Members of digital-native Gen Z are particularly engaged by multifaceted content — meaning content rooted in recommendations that comes from a diverse set of channels and formats, confirms a new multi-generational media consumption study from video tech company Connatix.
“For Gen Z, media consumption is about having more of everything to maximize a piece of content,” notes the company’s CEO, David Kashak. “Gen Z wants more video, more audio, and more feedback loops integrated into their content. They have a high regard for curation and recommendations, and will use these features in concert with social media and UGC as a North Star for the stories they ultimately delve into more deeply on publishers’ sites.”

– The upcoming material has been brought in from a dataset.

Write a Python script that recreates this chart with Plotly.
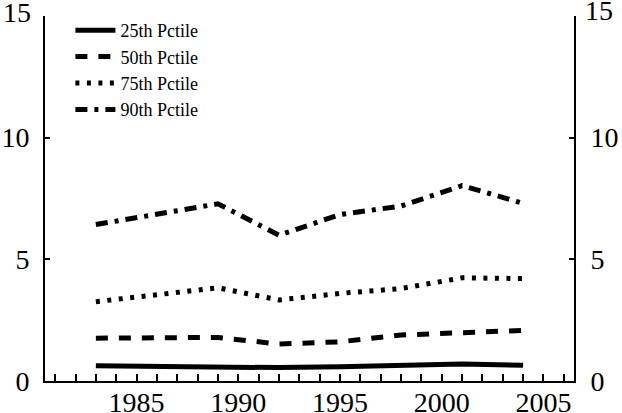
import plotly.graph_objects as go

# Survey years and percentile series
years = [1983, 1989, 1992, 1995, 1998, 2001, 2004]
p25 = [0.63, 0.56, 0.55, 0.59, 0.62, 0.70, 0.65]
p50 = [1.76, 1.79, 1.52, 1.61, 1.89, 1.98, 2.08]
p75 = [3.26, 3.83, 3.33, 3.60, 3.80, 4.24, 4.21]
p90 = [6.43, 7.28, 5.99, 6.84, 7.19, 8.03, 7.30]

series_names = ["25th Pctile", "50th Pctile", "75th Pctile", "90th Pctile"]
series_values = [p25, p50, p75, p90]
dash_styles = ["solid", "12px,11px", "4px,7.5px", "12px,7px,4px,7px"]

x_ticks = [1985, 1990, 1995, 2000, 2005]
y_ticks = [0, 5, 10, 15]

FONT = "Liberation Serif"
TICK_SIZE = 28
Y_TOP = y_ticks[-1]

fig = go.Figure()
for name, vals, dash in zip(series_names, series_values, dash_styles):
    fig.add_trace(go.Scatter(
        x=years, y=vals, name=name, mode="lines",
        line=dict(color="black", width=5, dash=dash),
    ))

# invisible companion trace so the right-hand axis is drawn
fig.add_trace(go.Scatter(
    x=years, y=p25, yaxis="y2", mode="lines", showlegend=False,
    line=dict(color="rgba(0,0,0,0)", width=0), hoverinfo="skip",
))

# the top label sits at the very edge of the page, so it is written as an
# annotation and the axis keeps only its tick mark there
y_text = [str(v) if v != Y_TOP else "" for v in y_ticks]

y_common = dict(
    range=[0, Y_TOP], tickvals=y_ticks, ticktext=y_text,
    ticks="inside", ticklen=5,
    tickwidth=1.5, tickcolor="black", showline=True, linecolor="black",
    linewidth=2, showgrid=False, zeroline=False, automargin=False,
    tickfont=dict(family=FONT, size=TICK_SIZE),
)

LEFT_STANDOFF = 8
RIGHT_STANDOFF = 9

fig.update_layout(
    width=622, height=413,
    margin=dict(l=45, r=48, t=13, b=32),
    paper_bgcolor="white", plot_bgcolor="white",
    font=dict(family=FONT, color="black", size=TICK_SIZE),
    showlegend=True,
    legend=dict(
        x=0.048, y=1.011, xanchor="left", yanchor="top",
        bgcolor="rgba(0,0,0,0)", font=dict(family=FONT, size=18),
        tracegroupgap=0, itemwidth=40,
    ),
    xaxis=dict(
        range=[1980.5, 2006.5], tickvals=x_ticks, ticks="inside", ticklen=7,
        tickwidth=1.5, tickcolor="black", showline=True, linecolor="black",
        linewidth=2, showgrid=False, zeroline=False, automargin=False,
        minor=dict(dtick=1, tick0=1980, ticks="inside", ticklen=7,
                   tickwidth=1.5, tickcolor="black", showgrid=False),
        tickfont=dict(family=FONT, size=TICK_SIZE), ticklabelstandoff=-5,
    ),
    yaxis=dict(**y_common, ticklabelstandoff=LEFT_STANDOFF),
    yaxis2=dict(**y_common, overlaying="y", side="right",
                ticklabelstandoff=RIGHT_STANDOFF),
    annotations=[
        dict(text=str(Y_TOP), x=0, xref="paper", y=Y_TOP, yref="y",
             xanchor="right", yanchor="middle", showarrow=False,
             xshift=-(LEFT_STANDOFF + 4), yshift=4,
             font=dict(family=FONT, size=TICK_SIZE)),
        dict(text=str(Y_TOP), x=1, xref="paper", y=Y_TOP, yref="y",
             xanchor="left", yanchor="middle", showarrow=False,
             xshift=RIGHT_STANDOFF, yshift=6,
             font=dict(family=FONT, size=TICK_SIZE)),
    ],
)

fig.write_html("out.html")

A third of Gen Z respondents expressed a preference for articles that contain interactive features such as polls or quizzes, and 26% said they engage with content that contains video summaries.
The survey’s findings point to the possibility that Gen Zs “may actually be more accepting of ads because they mimic the large volumes of short-form content they already consume,” added Jenn Chen, chief revenue officer at Connatix. “When the ads are humorous, relevant, and engaging, the feeling that it is averting the viewer may not be as strong as it can be with other, longer forms of content.”

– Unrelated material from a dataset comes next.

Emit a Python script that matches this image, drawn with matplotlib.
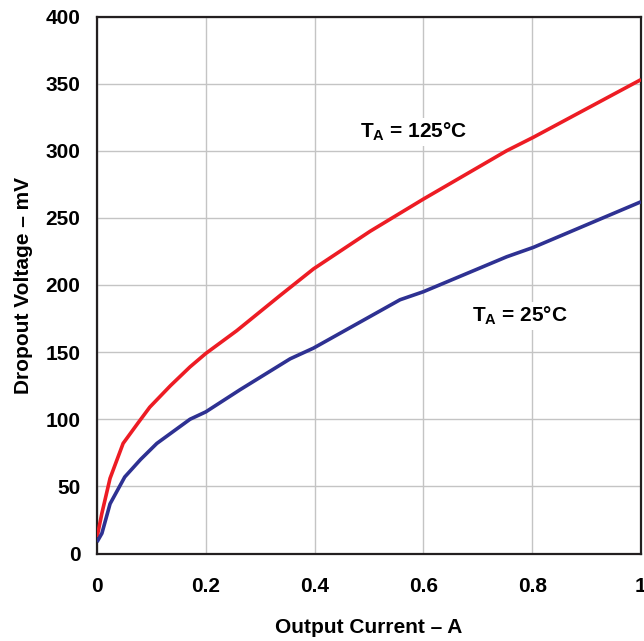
import matplotlib
matplotlib.use("Agg")
import matplotlib.pyplot as plt

plt.rcParams['font.family'] = ['Liberation Sans', 'DejaVu Sans']
plt.rcParams['font.weight'] = 'bold'
plt.rcParams['mathtext.fontset'] = 'custom'
plt.rcParams['mathtext.rm'] = 'Liberation Sans:bold'
plt.rcParams['mathtext.it'] = 'Liberation Sans:bold'
plt.rcParams['mathtext.bf'] = 'Liberation Sans:bold'

# Data (Output current in A, dropout voltage in mV)
x_125 = [0.0, 0.009, 0.024, 0.048, 0.075, 0.097, 0.135, 0.171, 0.2, 0.257, 0.336, 0.398, 0.502, 0.6, 0.753, 0.802, 1.0]
y_125 = [12, 30, 56, 82, 97, 109, 125, 139, 149, 166, 192, 212, 240, 264, 300, 310, 353]

x_25 = [0.0, 0.009, 0.024, 0.051, 0.08, 0.11, 0.171, 0.2, 0.263, 0.355, 0.398, 0.557, 0.6, 0.753, 0.802, 1.0]
y_25 = [8.6, 15, 37, 57, 70, 82, 100, 105.5, 122, 145, 153, 189, 195, 221, 228, 262]

xticks = [0, 0.2, 0.4, 0.6, 0.8, 1.0]
xticklabels = ['0', '0.2', '0.4', '0.6', '0.8', '1']
yticks = [0, 50, 100, 150, 200, 250, 300, 350, 400]

fig = plt.figure(figsize=(6.44, 6.41), dpi=100)
ax = fig.add_axes([97/644, 1 - 553.5/641, 544/644, 537/641])

ax.plot(x_125, y_125, color='#ED1C24', lw=2.6, solid_capstyle='butt', zorder=3)
ax.plot(x_25, y_25, color='#2E3192', lw=2.6, solid_capstyle='butt', zorder=3)

ax.set_xlim(0, 1)
ax.set_ylim(0, 400)
ax.set_xticks(xticks)
ax.set_xticklabels(xticklabels)
ax.set_yticks(yticks)
ax.grid(True, color='#c4c4c4', lw=1.0, zorder=0)
ax.set_axisbelow(True)
ax.tick_params(length=0, labelsize=15)
ax.tick_params(axis='x', pad=17)
ax.tick_params(axis='y', pad=12)
for s in ax.spines.values():
    s.set_color('#231f20')
    s.set_linewidth(1.6)

ax.set_xlabel('Output Current – A', fontsize=15, fontweight='bold', labelpad=16)
ax.set_ylabel('Dropout Voltage – mV', fontsize=15, fontweight='bold', labelpad=9)

bbox = dict(facecolor='white', edgecolor='none', pad=2)
ax.text(0.483, 314, '$T_A$ = 125°C', fontsize=15, fontweight='bold', va='center', ha='left', bbox=bbox, zorder=2)
ax.text(0.69, 177, '$T_A$ = 25°C', fontsize=15, fontweight='bold', va='center', ha='left', bbox=bbox, zorder=2)

fig.savefig('out.png', dpi=100)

Indeed, Gen Zs also defy popular wisdom about ad attention spans. While short video ads (under 6 seconds) have become increasingly popular among all generations, Gen Zs are twice as willing as millennials to watch longer-form video ads (longer than 20 seconds).
Perhaps equally surprising — and good news for publishers — is that Gen Zs are more willing than those of other generations to pay for content, assuming it meets their “experiential demands.”
Fully a quarter of Gen Zs said they’re willing to pay $10 a year for subscriptions that include premier features like personalized podcasts, expert videos, and unbiased news, compared to only 11% of boomers who said they would pay for targeted podcasts.
On the news front, Gen Z gravitates toward Reddit (30%) as a news source more than the other groups (0% of boomers cite a preference for Reddit).
While 40% of respondents from each group said they comment on news on social media, 28% of Gen Z respondents said they comment directly on news sites, compared to 20% of millennials, 24% of Gen Xs, and 15% of boomers.
Also, 44% of Gen Z respondents report spending more time with news articles when they are recommended to them.
In a finding that aligns with the popularity of podcasts, more than a quarter (26%) of Gen Zs say that relevant audio content keeps them engaged longer with news articles, versus 17% of millennials, 14% of Gen Xs, and 9% of boomers.
For Gen Z — a group less shaped by broadcast radio than boomers, Gen X or millennials — audio “is the latest way to access even more content when they’re on-the-go or multi-tasking,” explains Connatix VP of Product Gil Sommer. “They can listen to a podcast or audiobook on their commute, while doing the laundry, or while at work. The form factor of Apple and Spotify's on-demand model have made it especially easy for Gen Z to embrace audio content.”
“As Gen Z begins to lead the way in terms of shaping how stories are told based on the features they like to engage with, publishers must pay attention to their needs and preferences as influential drivers of revenue,” summed up Chen.
For the study, Connatix surveyed more than 1,000 U.S. consumers across the boomer, Gen X, millennials and Gen Z generations to examine how they engage with content across traditional, social and digital media.